### [THE EXERCISE]
Only one stretch of the data below should be repeated: the lines from the line containing "Rebuild this chart" through the line containing "93.6, 93.45, 93.28]", inclusive, exactly as they are.
*** GIVEN DATA
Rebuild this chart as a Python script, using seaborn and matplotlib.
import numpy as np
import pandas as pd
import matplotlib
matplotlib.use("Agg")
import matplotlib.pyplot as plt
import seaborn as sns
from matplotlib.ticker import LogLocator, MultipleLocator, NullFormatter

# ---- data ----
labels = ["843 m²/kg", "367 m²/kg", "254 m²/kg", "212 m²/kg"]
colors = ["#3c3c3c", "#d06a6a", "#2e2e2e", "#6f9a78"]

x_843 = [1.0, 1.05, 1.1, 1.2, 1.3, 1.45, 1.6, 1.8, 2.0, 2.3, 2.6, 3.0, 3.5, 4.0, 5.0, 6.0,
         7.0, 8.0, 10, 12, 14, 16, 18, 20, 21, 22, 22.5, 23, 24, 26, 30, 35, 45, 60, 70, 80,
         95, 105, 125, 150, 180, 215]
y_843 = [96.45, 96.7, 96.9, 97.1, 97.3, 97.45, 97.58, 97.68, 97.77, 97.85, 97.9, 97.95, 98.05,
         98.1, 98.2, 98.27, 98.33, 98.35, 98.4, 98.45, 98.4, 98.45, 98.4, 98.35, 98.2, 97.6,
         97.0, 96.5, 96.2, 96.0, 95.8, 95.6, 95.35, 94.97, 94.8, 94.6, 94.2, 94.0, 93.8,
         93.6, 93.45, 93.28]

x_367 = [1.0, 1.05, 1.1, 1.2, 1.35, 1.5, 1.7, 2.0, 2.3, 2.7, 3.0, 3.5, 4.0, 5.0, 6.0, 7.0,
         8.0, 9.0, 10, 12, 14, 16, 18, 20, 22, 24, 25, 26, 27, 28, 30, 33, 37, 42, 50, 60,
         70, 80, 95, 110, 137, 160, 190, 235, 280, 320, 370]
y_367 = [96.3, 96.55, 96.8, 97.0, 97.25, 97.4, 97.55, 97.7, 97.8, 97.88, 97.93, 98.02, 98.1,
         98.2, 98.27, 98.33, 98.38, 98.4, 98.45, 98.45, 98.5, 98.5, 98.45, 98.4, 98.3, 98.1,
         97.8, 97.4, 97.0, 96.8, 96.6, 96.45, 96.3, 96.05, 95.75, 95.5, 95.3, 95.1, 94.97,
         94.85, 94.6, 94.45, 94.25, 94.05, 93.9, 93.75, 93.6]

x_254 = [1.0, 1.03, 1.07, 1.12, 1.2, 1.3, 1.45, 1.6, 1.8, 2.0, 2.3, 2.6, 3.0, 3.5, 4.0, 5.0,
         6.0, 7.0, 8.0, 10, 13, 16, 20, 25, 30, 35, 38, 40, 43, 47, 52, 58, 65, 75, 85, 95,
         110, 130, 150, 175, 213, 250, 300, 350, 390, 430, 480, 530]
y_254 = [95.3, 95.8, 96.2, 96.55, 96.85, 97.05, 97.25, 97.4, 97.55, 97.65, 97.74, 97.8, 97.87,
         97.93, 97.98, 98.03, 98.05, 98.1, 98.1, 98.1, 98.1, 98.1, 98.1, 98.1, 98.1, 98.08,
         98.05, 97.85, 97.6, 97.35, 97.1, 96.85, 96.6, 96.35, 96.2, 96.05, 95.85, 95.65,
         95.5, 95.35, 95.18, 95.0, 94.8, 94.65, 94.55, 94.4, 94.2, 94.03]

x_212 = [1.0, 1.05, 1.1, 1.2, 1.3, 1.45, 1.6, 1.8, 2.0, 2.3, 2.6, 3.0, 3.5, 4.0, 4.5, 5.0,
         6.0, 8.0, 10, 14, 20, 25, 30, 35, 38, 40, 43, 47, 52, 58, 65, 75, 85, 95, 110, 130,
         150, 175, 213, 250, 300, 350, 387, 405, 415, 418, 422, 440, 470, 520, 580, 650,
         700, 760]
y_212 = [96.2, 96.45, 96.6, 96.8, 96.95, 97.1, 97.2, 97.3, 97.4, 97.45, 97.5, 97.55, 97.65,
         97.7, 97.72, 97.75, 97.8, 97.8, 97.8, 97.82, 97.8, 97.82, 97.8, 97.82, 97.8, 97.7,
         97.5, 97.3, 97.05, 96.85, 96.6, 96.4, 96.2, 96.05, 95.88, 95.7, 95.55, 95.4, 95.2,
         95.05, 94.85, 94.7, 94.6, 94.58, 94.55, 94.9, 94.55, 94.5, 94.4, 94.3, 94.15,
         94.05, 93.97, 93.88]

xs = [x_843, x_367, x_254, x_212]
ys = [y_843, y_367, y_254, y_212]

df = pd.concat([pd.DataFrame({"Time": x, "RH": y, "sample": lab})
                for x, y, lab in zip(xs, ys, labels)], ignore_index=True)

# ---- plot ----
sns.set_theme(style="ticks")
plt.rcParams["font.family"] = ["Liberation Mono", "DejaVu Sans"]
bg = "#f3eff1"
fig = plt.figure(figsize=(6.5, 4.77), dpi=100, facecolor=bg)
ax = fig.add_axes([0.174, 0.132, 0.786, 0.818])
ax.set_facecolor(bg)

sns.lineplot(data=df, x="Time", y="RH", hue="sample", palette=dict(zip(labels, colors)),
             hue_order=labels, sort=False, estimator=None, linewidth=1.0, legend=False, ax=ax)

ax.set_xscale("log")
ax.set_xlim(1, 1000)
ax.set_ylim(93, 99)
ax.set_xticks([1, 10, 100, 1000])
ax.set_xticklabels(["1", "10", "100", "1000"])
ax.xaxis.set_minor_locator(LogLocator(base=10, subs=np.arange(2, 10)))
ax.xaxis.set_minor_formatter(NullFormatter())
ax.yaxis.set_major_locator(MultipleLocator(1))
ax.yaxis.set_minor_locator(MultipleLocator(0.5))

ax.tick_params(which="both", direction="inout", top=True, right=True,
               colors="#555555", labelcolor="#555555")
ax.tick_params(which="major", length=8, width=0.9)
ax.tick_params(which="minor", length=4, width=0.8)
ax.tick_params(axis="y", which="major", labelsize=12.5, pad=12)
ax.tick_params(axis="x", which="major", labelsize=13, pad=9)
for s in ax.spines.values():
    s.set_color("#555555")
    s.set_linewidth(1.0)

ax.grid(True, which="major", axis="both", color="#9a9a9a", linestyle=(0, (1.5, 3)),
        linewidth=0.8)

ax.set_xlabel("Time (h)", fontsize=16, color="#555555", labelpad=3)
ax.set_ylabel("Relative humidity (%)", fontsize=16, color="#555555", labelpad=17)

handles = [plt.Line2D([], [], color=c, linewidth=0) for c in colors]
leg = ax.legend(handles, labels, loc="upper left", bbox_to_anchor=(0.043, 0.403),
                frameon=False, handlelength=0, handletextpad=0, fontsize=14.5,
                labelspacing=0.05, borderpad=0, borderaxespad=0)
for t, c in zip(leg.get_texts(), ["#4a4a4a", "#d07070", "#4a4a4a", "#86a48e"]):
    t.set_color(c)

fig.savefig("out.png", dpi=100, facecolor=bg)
******
*** GIVEN DATA
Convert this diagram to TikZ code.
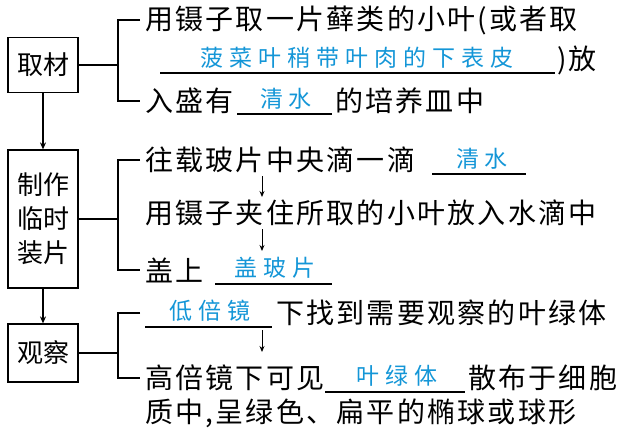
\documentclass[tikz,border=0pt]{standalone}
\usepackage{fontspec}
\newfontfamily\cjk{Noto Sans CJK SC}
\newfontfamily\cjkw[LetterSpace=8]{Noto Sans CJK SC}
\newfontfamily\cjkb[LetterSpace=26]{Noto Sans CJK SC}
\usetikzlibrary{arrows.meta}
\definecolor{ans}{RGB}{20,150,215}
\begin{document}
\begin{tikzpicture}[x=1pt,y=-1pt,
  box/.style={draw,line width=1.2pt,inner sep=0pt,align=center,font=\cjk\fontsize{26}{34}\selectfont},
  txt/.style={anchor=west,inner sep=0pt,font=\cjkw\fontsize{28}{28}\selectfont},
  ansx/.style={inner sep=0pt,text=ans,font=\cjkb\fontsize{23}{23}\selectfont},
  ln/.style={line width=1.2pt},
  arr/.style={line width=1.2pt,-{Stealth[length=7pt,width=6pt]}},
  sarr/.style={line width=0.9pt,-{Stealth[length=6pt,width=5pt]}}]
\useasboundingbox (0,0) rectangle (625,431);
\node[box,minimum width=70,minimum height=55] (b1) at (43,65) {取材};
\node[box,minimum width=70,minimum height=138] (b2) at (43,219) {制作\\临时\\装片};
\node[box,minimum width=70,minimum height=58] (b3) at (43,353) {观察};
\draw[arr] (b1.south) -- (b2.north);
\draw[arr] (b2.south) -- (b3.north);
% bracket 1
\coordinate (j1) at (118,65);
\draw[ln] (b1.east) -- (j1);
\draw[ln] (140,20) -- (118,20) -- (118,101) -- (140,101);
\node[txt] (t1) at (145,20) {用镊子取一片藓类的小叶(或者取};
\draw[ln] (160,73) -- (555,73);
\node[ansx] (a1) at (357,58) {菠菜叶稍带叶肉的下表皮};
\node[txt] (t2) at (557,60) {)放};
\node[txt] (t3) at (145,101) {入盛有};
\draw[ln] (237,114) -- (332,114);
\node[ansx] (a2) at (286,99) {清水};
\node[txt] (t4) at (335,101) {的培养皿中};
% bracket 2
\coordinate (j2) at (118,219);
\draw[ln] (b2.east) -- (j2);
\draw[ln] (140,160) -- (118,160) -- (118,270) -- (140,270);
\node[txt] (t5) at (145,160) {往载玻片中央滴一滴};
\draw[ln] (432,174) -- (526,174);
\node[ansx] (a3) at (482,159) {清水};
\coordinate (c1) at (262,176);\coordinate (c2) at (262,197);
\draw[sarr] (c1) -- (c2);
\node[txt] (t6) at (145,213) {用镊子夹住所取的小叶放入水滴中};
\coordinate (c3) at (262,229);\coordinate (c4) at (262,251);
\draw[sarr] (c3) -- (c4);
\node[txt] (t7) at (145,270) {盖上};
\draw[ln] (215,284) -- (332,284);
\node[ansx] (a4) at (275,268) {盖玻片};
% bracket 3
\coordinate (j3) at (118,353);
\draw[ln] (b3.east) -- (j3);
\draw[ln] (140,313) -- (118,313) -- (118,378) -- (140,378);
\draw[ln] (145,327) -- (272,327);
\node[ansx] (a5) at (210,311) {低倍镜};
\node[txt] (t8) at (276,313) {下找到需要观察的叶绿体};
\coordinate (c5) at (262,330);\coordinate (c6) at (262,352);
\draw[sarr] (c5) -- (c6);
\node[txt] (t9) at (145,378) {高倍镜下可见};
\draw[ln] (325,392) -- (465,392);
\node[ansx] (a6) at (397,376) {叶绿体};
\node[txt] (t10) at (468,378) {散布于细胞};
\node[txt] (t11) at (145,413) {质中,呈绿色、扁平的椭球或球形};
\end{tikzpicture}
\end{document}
******
### [EXERCISE SOLUTION]
Rebuild this chart as a Python script, using seaborn and matplotlib.
import numpy as np
import pandas as pd
import matplotlib
matplotlib.use("Agg")
import matplotlib.pyplot as plt
import seaborn as sns
from matplotlib.ticker import LogLocator, MultipleLocator, NullFormatter

# ---- data ----
labels = ["843 m²/kg", "367 m²/kg", "254 m²/kg", "212 m²/kg"]
colors = ["#3c3c3c", "#d06a6a", "#2e2e2e", "#6f9a78"]

x_843 = [1.0, 1.05, 1.1, 1.2, 1.3, 1.45, 1.6, 1.8, 2.0, 2.3, 2.6, 3.0, 3.5, 4.0, 5.0, 6.0,
         7.0, 8.0, 10, 12, 14, 16, 18, 20, 21, 22, 22.5, 23, 24, 26, 30, 35, 45, 60, 70, 80,
         95, 105, 125, 150, 180, 215]
y_843 = [96.45, 96.7, 96.9, 97.1, 97.3, 97.45, 97.58, 97.68, 97.77, 97.85, 97.9, 97.95, 98.05,
         98.1, 98.2, 98.27, 98.33, 98.35, 98.4, 98.45, 98.4, 98.45, 98.4, 98.35, 98.2, 97.6,
         97.0, 96.5, 96.2, 96.0, 95.8, 95.6, 95.35, 94.97, 94.8, 94.6, 94.2, 94.0, 93.8,
         93.6, 93.45, 93.28]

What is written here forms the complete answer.